Charts and diagrams as code:
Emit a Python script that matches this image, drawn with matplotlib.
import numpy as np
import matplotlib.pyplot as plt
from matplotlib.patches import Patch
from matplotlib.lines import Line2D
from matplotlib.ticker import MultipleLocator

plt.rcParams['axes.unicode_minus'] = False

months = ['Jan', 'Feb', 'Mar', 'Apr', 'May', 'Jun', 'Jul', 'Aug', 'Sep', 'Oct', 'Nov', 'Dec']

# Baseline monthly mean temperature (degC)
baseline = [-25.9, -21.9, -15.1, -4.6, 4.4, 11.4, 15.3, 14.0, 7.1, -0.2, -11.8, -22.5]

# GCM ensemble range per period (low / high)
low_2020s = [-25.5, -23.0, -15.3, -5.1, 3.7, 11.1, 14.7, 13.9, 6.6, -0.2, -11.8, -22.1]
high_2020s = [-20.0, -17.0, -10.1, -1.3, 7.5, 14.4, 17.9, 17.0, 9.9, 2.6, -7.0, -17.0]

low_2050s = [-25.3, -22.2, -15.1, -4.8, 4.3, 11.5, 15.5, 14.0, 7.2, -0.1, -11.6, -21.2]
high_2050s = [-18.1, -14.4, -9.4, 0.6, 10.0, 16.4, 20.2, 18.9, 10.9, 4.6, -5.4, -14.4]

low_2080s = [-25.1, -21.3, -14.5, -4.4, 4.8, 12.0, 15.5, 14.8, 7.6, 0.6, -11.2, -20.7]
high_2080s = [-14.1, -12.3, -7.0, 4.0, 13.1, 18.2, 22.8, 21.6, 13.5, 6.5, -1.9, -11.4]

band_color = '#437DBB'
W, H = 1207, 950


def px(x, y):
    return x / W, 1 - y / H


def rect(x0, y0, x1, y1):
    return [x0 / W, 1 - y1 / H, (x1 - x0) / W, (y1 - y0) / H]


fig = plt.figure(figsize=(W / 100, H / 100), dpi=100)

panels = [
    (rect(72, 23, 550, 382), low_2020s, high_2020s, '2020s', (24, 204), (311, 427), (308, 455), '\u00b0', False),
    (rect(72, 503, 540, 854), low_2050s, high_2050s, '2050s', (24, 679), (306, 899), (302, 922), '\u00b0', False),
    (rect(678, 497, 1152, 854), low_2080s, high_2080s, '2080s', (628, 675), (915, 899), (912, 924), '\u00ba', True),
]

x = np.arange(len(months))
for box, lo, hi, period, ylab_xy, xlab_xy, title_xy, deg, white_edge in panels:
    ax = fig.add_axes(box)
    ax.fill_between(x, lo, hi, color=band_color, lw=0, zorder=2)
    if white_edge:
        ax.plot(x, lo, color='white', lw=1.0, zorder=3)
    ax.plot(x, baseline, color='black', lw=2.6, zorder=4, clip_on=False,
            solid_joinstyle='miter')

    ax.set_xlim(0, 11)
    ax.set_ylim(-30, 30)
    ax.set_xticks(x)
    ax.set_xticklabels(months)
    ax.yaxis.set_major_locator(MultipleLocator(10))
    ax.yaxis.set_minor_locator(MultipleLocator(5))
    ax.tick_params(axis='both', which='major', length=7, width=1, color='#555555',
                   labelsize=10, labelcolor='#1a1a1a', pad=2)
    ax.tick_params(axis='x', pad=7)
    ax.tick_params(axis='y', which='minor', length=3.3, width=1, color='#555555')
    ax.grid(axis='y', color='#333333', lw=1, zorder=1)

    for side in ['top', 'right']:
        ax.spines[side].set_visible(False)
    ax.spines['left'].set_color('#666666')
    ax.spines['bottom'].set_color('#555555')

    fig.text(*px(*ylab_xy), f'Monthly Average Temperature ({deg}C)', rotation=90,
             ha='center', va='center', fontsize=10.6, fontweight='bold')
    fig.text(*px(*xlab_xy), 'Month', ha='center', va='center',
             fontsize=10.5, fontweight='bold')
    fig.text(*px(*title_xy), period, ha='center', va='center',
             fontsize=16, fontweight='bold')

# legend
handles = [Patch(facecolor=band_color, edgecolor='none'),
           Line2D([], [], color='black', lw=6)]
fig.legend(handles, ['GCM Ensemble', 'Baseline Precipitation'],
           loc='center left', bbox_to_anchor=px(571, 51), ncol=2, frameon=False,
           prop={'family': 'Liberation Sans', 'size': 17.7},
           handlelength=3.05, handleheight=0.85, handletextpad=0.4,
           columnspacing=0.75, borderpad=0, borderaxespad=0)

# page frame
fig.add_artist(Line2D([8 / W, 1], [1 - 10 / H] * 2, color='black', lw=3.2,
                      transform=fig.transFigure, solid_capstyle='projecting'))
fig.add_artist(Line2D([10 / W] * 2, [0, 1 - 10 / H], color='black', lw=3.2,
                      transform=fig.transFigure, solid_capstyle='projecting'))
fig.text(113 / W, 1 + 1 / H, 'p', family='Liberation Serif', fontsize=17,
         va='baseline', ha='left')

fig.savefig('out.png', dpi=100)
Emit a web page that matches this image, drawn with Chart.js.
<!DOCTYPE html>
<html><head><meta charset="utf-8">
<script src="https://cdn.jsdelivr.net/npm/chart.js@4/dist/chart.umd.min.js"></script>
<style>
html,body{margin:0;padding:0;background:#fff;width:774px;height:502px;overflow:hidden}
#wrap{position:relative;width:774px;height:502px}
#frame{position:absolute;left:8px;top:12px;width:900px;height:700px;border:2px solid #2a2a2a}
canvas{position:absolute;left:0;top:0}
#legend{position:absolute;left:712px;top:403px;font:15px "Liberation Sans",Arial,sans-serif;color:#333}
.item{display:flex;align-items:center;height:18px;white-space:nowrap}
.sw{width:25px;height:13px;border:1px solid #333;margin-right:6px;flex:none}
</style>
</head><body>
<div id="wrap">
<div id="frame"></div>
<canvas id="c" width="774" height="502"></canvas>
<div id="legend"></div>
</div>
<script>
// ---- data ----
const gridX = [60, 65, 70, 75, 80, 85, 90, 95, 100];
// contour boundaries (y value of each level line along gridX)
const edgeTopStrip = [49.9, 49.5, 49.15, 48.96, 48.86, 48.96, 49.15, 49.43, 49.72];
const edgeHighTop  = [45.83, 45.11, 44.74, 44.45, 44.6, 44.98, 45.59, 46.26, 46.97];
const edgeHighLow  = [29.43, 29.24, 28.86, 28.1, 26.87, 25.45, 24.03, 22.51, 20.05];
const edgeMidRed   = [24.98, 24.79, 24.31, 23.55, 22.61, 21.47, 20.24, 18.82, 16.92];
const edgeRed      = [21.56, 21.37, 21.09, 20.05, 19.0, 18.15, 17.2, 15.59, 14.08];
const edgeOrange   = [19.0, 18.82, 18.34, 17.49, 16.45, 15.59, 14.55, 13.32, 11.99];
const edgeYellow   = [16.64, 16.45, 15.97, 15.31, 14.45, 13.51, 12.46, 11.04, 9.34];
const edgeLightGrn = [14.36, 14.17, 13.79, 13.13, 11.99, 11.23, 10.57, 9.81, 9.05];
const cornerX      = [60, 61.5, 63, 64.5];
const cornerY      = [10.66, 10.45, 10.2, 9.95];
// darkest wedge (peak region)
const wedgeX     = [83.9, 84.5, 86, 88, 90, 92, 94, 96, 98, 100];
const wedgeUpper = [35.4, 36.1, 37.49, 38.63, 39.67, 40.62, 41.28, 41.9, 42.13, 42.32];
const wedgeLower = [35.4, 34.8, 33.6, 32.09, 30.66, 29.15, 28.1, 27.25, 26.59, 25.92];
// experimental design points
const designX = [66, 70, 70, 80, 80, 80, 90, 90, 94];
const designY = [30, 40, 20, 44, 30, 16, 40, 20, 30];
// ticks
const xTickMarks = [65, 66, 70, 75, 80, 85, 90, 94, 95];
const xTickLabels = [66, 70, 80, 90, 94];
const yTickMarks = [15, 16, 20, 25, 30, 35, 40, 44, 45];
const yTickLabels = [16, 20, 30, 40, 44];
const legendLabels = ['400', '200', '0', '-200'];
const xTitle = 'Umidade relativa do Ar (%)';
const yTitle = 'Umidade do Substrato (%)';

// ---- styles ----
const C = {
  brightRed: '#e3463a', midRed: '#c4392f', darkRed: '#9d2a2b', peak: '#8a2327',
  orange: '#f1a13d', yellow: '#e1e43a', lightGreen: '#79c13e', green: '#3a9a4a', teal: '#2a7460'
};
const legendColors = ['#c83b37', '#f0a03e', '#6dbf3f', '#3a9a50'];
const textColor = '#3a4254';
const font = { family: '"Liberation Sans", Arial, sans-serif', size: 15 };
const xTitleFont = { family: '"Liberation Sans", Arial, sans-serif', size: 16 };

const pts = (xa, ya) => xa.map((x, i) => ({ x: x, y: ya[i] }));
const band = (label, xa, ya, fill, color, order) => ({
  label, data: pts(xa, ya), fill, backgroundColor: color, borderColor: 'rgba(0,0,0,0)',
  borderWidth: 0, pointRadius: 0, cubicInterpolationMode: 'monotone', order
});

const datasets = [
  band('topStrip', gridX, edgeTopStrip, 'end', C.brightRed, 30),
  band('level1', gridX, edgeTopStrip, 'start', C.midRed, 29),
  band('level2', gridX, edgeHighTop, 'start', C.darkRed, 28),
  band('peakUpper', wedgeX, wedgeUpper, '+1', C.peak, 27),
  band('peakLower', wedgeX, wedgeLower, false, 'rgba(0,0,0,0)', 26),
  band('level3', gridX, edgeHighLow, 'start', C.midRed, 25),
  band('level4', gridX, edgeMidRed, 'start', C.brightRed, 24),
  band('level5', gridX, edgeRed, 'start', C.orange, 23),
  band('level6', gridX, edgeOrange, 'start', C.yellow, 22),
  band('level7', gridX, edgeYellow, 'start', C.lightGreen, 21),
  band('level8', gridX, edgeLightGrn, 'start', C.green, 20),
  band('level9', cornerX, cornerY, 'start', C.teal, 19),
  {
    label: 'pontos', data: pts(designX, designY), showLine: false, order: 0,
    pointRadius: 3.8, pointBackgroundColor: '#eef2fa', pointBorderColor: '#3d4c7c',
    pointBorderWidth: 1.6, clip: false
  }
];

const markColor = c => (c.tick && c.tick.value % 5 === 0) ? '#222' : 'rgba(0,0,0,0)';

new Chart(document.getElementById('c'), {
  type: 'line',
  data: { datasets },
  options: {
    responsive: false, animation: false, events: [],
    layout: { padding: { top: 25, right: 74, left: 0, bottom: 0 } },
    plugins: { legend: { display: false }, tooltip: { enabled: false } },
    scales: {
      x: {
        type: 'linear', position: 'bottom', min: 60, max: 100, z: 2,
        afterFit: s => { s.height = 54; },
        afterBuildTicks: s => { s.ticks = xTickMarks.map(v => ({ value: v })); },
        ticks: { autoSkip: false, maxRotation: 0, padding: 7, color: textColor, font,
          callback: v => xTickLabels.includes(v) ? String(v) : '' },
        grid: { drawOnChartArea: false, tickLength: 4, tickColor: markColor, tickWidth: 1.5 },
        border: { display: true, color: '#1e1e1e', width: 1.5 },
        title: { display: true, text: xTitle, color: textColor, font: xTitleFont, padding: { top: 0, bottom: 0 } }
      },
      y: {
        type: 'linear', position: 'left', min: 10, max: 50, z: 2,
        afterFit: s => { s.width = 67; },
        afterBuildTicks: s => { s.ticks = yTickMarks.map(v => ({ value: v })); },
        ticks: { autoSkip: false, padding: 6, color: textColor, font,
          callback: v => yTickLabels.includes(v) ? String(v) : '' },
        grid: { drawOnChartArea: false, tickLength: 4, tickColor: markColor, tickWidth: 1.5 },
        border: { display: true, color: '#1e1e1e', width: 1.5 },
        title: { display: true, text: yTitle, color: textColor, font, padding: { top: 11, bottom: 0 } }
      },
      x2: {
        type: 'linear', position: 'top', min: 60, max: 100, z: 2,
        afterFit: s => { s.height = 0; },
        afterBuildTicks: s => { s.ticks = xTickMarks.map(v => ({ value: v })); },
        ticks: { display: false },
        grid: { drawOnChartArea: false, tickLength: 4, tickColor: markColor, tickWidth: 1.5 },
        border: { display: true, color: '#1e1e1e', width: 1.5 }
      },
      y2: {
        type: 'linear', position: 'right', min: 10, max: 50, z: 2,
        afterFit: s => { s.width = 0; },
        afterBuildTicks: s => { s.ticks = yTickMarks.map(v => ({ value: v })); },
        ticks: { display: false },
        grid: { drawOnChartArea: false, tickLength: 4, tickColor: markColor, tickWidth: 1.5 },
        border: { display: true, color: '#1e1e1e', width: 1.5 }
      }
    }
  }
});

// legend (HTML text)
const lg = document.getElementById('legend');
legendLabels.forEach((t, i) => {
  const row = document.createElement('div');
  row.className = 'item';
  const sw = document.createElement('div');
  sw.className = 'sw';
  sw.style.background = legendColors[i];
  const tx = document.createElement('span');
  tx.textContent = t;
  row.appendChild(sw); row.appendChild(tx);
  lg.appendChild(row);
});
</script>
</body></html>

EXERCISE INSTRUCTIONS: Return only the exact lines from the opening of the records through the line that contains "-0.2, -11.8, -22.5]", both included.

SOLUTION TO THIS TASK:
Emit a Python script that matches this image, drawn with matplotlib.
import numpy as np
import matplotlib.pyplot as plt
from matplotlib.patches import Patch
from matplotlib.lines import Line2D
from matplotlib.ticker import MultipleLocator

plt.rcParams['axes.unicode_minus'] = False

months = ['Jan', 'Feb', 'Mar', 'Apr', 'May', 'Jun', 'Jul', 'Aug', 'Sep', 'Oct', 'Nov', 'Dec']

# Baseline monthly mean temperature (degC)
baseline = [-25.9, -21.9, -15.1, -4.6, 4.4, 11.4, 15.3, 14.0, 7.1, -0.2, -11.8, -22.5]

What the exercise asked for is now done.